Paine College and a former vice president have decided to settle a civil lawsuit instead of taking the case before a federal court jury this week.
Jury selection was set to begin Monday in U.S. District Court in the lawsuit by Brandon Brown, but both sides agreed to the settlement and the lawsuit will be dismissed once the agreement is executed, according to court documents. Terms of the settlement were not stated in the lawsuit.
Brown filed suit in 2015 contending the school, through then new president, Samuel Sullivan, refused to honor the July 2014 four-year employment contract extended by the former president George Bradley.
Brown contended Sullivan informed him in October 2014 that the contract was unenforceable and that he was eliminating Brown’s position as senior vice president of institutional advancement. He offered Brown the lower position of vice president of institutional advancement without a guarantee of continued employment.
Brown said he was terminated Oct. 9, 2014, and sought damages of more than $400,000. Brown also contended a Georgia Department of Labor’s judicial officer also found in his favor.
The college countered that Brown’s contract was not binding and that Bradley acted wrongfully to enrich his associates at the school’s expense. Although the college did not admit any liability, it contended Brown’s potential damages should be limited because he rejected the other job which paid $93,000 a year.
A second, unrelated lawsuit against Paine College is still pending. Freddie Johnson sued in 2015 contending Bradley wrongfully terminated his severance pay agreement. The agreement gave Johnson up to $50,350 in monthly payments of $2,500 for career transition services.
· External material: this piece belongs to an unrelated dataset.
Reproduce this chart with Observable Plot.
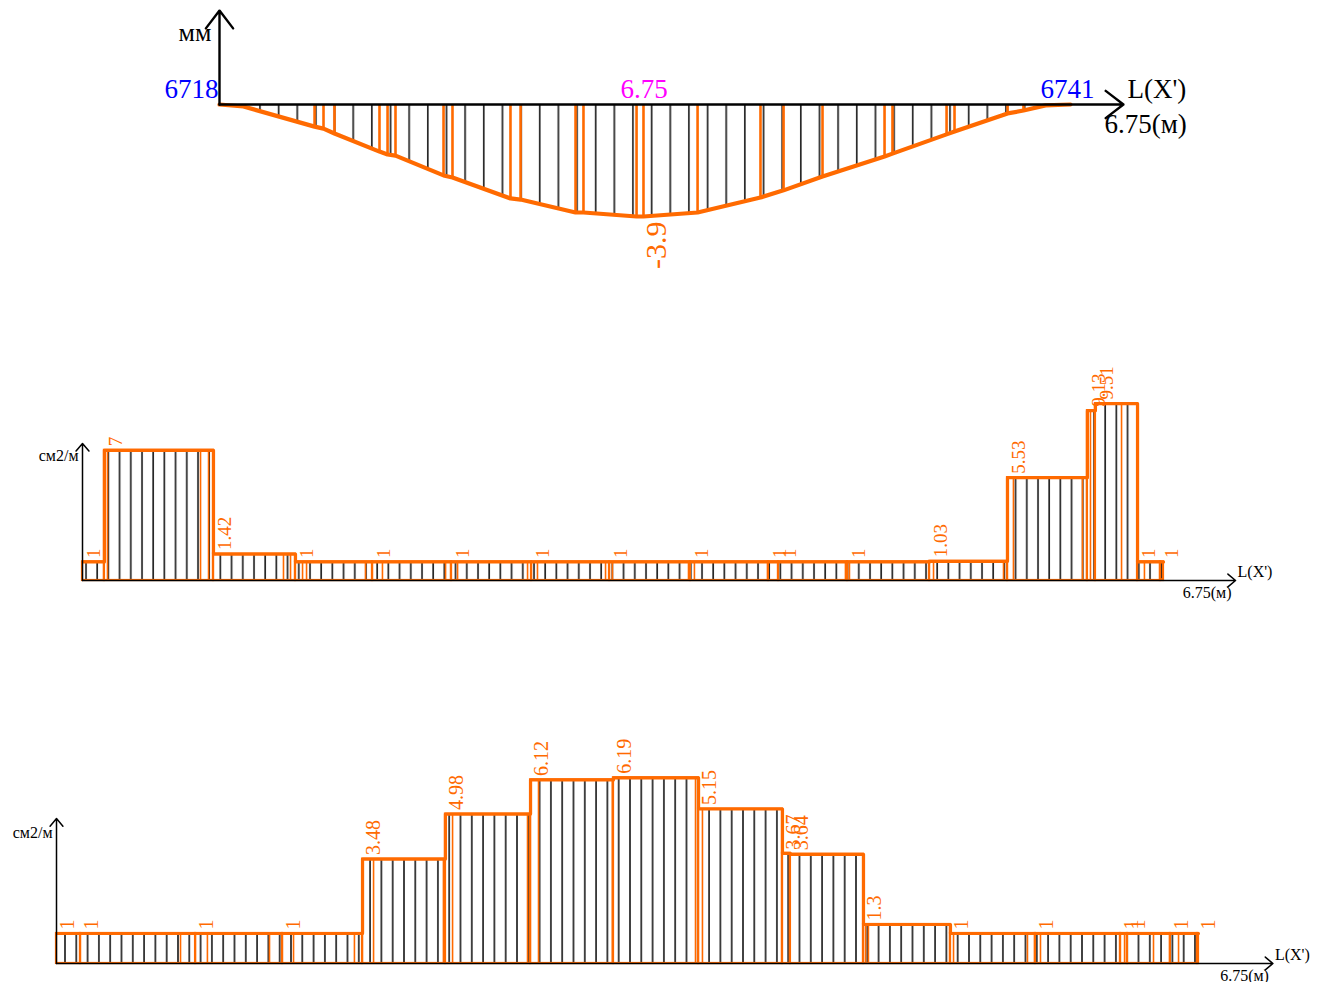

Johnson contends he provided what he was supposed to as part of the agreement – giving the school an update on all pending matters in the Division of Administration and Fiscal Affairs.
For several years Paine College faced financial troubles that led to probation in 2014 and the possible loss of its accreditation by the Southern Association of Colleges and Schools Commission on Colleges in 2016. The school is still on probation and later responded by filing a lawsuit, claiming SACS’s standards are biased against small private colleges. The lawsuit is pending and Paine is considered accredited but on probation.